**WHAT TO PRODUCE:** Would you transcribe all of the data exactly, down to the last character?

**DATA SECTION:**

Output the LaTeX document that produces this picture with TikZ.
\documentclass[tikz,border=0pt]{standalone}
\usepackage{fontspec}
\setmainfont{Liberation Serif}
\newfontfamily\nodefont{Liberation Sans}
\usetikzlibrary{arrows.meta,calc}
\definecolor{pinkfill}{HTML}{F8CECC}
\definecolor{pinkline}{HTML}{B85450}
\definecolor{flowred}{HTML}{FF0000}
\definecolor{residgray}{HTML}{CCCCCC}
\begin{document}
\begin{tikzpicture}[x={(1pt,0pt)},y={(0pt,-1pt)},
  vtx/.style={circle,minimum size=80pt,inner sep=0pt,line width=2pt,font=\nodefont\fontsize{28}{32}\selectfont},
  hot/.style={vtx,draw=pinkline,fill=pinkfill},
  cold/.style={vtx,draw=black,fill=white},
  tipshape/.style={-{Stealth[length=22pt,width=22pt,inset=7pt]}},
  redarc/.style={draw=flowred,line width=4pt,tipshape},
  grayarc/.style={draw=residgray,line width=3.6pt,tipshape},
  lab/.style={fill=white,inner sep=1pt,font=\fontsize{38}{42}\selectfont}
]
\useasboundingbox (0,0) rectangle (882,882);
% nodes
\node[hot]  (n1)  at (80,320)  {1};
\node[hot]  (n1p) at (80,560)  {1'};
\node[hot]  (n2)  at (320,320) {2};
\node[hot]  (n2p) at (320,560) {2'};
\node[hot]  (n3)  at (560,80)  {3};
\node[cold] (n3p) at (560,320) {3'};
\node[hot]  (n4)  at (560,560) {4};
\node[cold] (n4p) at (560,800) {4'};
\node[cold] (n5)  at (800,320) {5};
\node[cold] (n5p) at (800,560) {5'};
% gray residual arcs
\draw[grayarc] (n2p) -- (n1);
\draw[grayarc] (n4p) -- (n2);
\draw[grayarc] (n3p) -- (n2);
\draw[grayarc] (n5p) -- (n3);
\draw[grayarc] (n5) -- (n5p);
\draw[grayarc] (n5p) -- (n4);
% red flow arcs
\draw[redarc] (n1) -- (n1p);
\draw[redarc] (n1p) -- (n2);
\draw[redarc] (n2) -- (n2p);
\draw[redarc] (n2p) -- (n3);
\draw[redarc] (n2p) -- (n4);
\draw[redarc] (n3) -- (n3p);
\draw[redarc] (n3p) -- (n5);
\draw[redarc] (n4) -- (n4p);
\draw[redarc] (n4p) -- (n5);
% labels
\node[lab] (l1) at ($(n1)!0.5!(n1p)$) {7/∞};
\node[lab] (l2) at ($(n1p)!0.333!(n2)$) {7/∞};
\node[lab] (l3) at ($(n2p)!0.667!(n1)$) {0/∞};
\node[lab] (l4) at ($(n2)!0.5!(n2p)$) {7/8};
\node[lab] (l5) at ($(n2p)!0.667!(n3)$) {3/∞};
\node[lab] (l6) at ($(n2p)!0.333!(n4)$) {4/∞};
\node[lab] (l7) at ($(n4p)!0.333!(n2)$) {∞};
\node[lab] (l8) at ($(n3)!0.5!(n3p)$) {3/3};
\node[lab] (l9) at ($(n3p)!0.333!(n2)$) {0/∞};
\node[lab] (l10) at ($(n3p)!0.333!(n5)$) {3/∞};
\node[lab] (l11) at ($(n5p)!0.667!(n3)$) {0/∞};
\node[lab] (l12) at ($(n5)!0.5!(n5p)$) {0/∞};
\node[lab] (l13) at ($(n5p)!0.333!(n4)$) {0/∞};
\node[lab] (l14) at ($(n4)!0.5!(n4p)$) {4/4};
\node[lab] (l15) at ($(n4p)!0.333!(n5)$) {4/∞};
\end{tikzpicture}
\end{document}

**ANSWER TO THIS EXERCISE:**
Output the LaTeX document that produces this picture with TikZ.
\documentclass[tikz,border=0pt]{standalone}
\usepackage{fontspec}
\setmainfont{Liberation Serif}
\newfontfamily\nodefont{Liberation Sans}
\usetikzlibrary{arrows.meta,calc}
\definecolor{pinkfill}{HTML}{F8CECC}
\definecolor{pinkline}{HTML}{B85450}
\definecolor{flowred}{HTML}{FF0000}
\definecolor{residgray}{HTML}{CCCCCC}
\begin{document}
\begin{tikzpicture}[x={(1pt,0pt)},y={(0pt,-1pt)},
  vtx/.style={circle,minimum size=80pt,inner sep=0pt,line width=2pt,font=\nodefont\fontsize{28}{32}\selectfont},
  hot/.style={vtx,draw=pinkline,fill=pinkfill},
  cold/.style={vtx,draw=black,fill=white},
  tipshape/.style={-{Stealth[length=22pt,width=22pt,inset=7pt]}},
  redarc/.style={draw=flowred,line width=4pt,tipshape},
  grayarc/.style={draw=residgray,line width=3.6pt,tipshape},
  lab/.style={fill=white,inner sep=1pt,font=\fontsize{38}{42}\selectfont}
]
\useasboundingbox (0,0) rectangle (882,882);
% nodes
\node[hot]  (n1)  at (80,320)  {1};
\node[hot]  (n1p) at (80,560)  {1'};
\node[hot]  (n2)  at (320,320) {2};
\node[hot]  (n2p) at (320,560) {2'};
\node[hot]  (n3)  at (560,80)  {3};
\node[cold] (n3p) at (560,320) {3'};
\node[hot]  (n4)  at (560,560) {4};
\node[cold] (n4p) at (560,800) {4'};
\node[cold] (n5)  at (800,320) {5};
\node[cold] (n5p) at (800,560) {5'};
% gray residual arcs
\draw[grayarc] (n2p) -- (n1);
\draw[grayarc] (n4p) -- (n2);
\draw[grayarc] (n3p) -- (n2);
\draw[grayarc] (n5p) -- (n3);
\draw[grayarc] (n5) -- (n5p);
\draw[grayarc] (n5p) -- (n4);
% red flow arcs
\draw[redarc] (n1) -- (n1p);
\draw[redarc] (n1p) -- (n2);
\draw[redarc] (n2) -- (n2p);
\draw[redarc] (n2p) -- (n3);
\draw[redarc] (n2p) -- (n4);
\draw[redarc] (n3) -- (n3p);
\draw[redarc] (n3p) -- (n5);
\draw[redarc] (n4) -- (n4p);
\draw[redarc] (n4p) -- (n5);
% labels
\node[lab] (l1) at ($(n1)!0.5!(n1p)$) {7/∞};
\node[lab] (l2) at ($(n1p)!0.333!(n2)$) {7/∞};
\node[lab] (l3) at ($(n2p)!0.667!(n1)$) {0/∞};
\node[lab] (l4) at ($(n2)!0.5!(n2p)$) {7/8};
\node[lab] (l5) at ($(n2p)!0.667!(n3)$) {3/∞};
\node[lab] (l6) at ($(n2p)!0.333!(n4)$) {4/∞};
\node[lab] (l7) at ($(n4p)!0.333!(n2)$) {∞};
\node[lab] (l8) at ($(n3)!0.5!(n3p)$) {3/3};
\node[lab] (l9) at ($(n3p)!0.333!(n2)$) {0/∞};
\node[lab] (l10) at ($(n3p)!0.333!(n5)$) {3/∞};
\node[lab] (l11) at ($(n5p)!0.667!(n3)$) {0/∞};
\node[lab] (l12) at ($(n5)!0.5!(n5p)$) {0/∞};
\node[lab] (l13) at ($(n5p)!0.333!(n4)$) {0/∞};
\node[lab] (l14) at ($(n4)!0.5!(n4p)$) {4/4};
\node[lab] (l15) at ($(n4p)!0.333!(n5)$) {4/∞};
\end{tikzpicture}
\end{document}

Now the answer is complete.